Roger, your labs are here. Also space nuts.

Andrew Dunkley

now, Jonti, let's move on to our next story. And this one is about a planetismal, that appears doomed. According to the, paper I'm reading, it's a white dwarf that's chowing down very, very hungry, hungry individual is this one.

Jonti Horner

It is. So just to remind the audience, a white dwarf is the kind of little husk that's left after a cell like our sun comes to the end of its life, burns all its hydrogen, becomes a red giant, and then eventually blows off its outer layers. And it leaves a big chunk of the star's mass compressed into an object about the size of the Earth. That whole process will have a fairly hefty impact on the planetary system that star's got around it.

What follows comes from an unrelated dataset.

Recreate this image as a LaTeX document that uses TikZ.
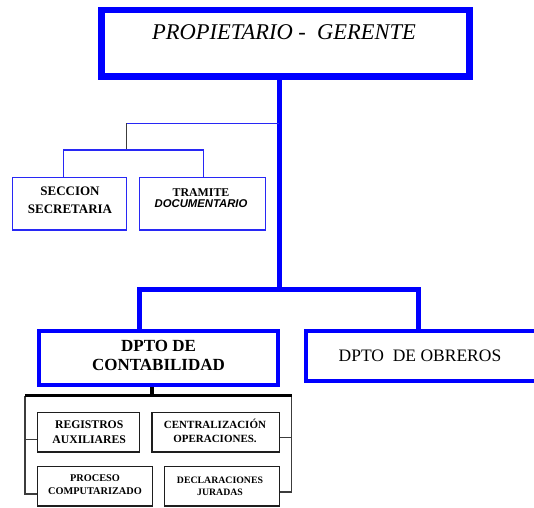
\documentclass[tikz,border=0pt]{standalone}
\usepackage{fontspec}
\setmainfont{Liberation Serif}
\newfontfamily\arialf{Liberation Sans}
\definecolor{pblue}{RGB}{0,0,255}
\definecolor{lblue}{RGB}{40,40,245}
\definecolor{dgray}{RGB}{60,60,60}
\definecolor{boxblk}{RGB}{30,30,30}
\begin{document}
\begin{tikzpicture}[x=1pt,y=-1pt,
  thickbox/.style={draw=pblue, rectangle, inner sep=0pt},
  thinbluebox/.style={draw=lblue, rectangle, inner sep=0pt, line width=1.3pt},
  smallbox/.style={draw=boxblk, rectangle, inner sep=0pt, line width=1.3pt},
  thickline/.style={draw=pblue, line width=5pt},
  thinline/.style={draw=lblue, line width=1.1pt},
  blkthick/.style={draw=black, line width=3.5pt},
  blkthin/.style={draw=dgray, line width=1.3pt},
  txt/.style={anchor=base, align=center, inner sep=0pt, text=black}
]
\useasboundingbox (0,0) rectangle (534,507);

% top box
\node[thickbox, line width=6.7pt, minimum width=368pt, minimum height=66.3pt] (top) at (285.5,43.15) {};
\node[txt, font=\fontsize{22.5}{27}\selectfont\itshape] (toptxt) at (284,39) {PROPIETARIO -~ GERENTE};

% secretary branch
\node[thinbluebox, minimum width=114.4pt, minimum height=52.7pt] (sec) at (69.5,203.65) {};
\node[txt, font=\fontsize{13}{18}\selectfont\bfseries] (sect) at (70,213) {SECCION\\SECRETARIA};
\node[thinbluebox, minimum width=126pt, minimum height=52.7pt] (tra) at (202.8,203.65) {};
\node[txt, font=\fontsize{11.9}{11}\selectfont\bfseries] (trat) at (201,207) {TRAMITE\\{\arialf\fontsize{11.3}{11}\selectfont\bfseries\itshape DOCUMENTARIO}};

\coordinate (jtop) at (279,123.3);
\coordinate (jbot) at (279,289.3);
\coordinate (b1) at (126.7,123.3);
\coordinate (b2) at (126.7,150);
\coordinate (b3) at (63.4,150);
\coordinate (b4) at (203.3,150);

\draw[thickline] (top.south -| jbot) -- (jbot);
\draw[thinline] (jtop) -- (b1);
\draw[blkthin, line width=1.1pt] (b1) -- (b2);
\draw[thinline] (sec.north -| b3) -- (b3) -- (b4) -- (tra.north -| b4);

% departments
\node[thickbox, line width=4pt, minimum width=239.6pt, minimum height=53.7pt] (cont) at (158.5,357.85) {};
\node[txt, font=\fontsize{17}{19}\selectfont\bfseries] (contt) at (158.5,370.7) {DPTO DE\\CONTABILIDAD};
\node[inner sep=0pt, minimum width=228pt, minimum height=49.4pt, font=\fontsize{17.5}{21}\selectfont] (obr) at (420,356) {DPTO~~DE OBREROS};
\draw[pblue, line width=4pt] (obr.north east) -- (obr.north west) -- (obr.south west) -- (obr.south east);

\coordinate (v1) at (139.6,289.3);
\coordinate (v2) at (418.3,289.3);
\draw[thickline, line width=4.5pt] (cont.north -| v1) -- (v1) -- (v2) -- (obr.north -| v2);

% sub units
\node[smallbox, minimum width=102.2pt, minimum height=39.7pt] (reg) at (88.4,432.15) {};
\node[txt, font=\fontsize{11.7}{15}\selectfont\bfseries] (regt) at (89.2,443.3) {REGISTROS\\AUXILIARES};
\node[smallbox, minimum width=127.3pt, minimum height=39.7pt] (cent) at (215.65,432.15) {};
\node[txt, font=\fontsize{11}{13.6}\selectfont\bfseries] (centt) at (215,442.3) {CENTRALIZACIÓN\\OPERACIONES.};
\node[smallbox, minimum width=115pt, minimum height=39.5pt] (proc) at (94.8,486.25) {};
\node[txt, font=\fontsize{10.3}{13.3}\selectfont\bfseries] (proct) at (95,494.3) {PROCESO\\COMPUTARIZADO};
\node[smallbox, minimum width=114.8pt, minimum height=39.5pt] (decl) at (221.9,486.25) {};
\node[txt, font=\fontsize{9.8}{12.3}\selectfont\bfseries] (declt) at (220,495.3) {DECLARACIONES\\JURADAS};

% black bracket
\coordinate (s1) at (152,395.7);
\coordinate (hl) at (25,395.7);
\coordinate (hr) at (291.7,395.7);
\coordinate (lb) at (25,494);
\coordinate (ls1) at (25,439.3);
\coordinate (rb) at (291.7,492);
\coordinate (rs1) at (291.7,437.3);
\draw[blkthick] (cont.south -| s1) -- (s1);
\draw[blkthin] (hl) -- (lb) -- (lb -| proc.west);
\draw[blkthin] (ls1) -- (ls1 -| reg.west);
\draw[blkthin] (hr) -- (rb) -- (rb -| decl.east);
\draw[blkthin] (rs1) -- (rs1 -| cent.east);
\draw[blkthick] (hl) -- (hr);
\end{tikzpicture}
\end{document}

And of course, as we just discussed, we now know that pretty much every star has planets. The expectation is that when the sun reaches this stage, unfortunately it's in about 7 billion years, so nothing to worry about. Immediately it will swell up and it will chow down on Mercury and chow down on Venus. They'll just be swallowed up and gone. Yeah, There is some debate over whether the Earth

will be swallowed up or will survive. Just all the models of star, evolution suggest that the sun will swell up to be about the radius of the Earth's orbit. But whether the Earth is there to nominal or not is still open for debate. It may be that the loss of mass from the sun in the time before may just mean that the Earth nudges far enough away to survive as a burnt husk rather than be devoured. It still would be ideal to be around when that wouldn't be pleasant.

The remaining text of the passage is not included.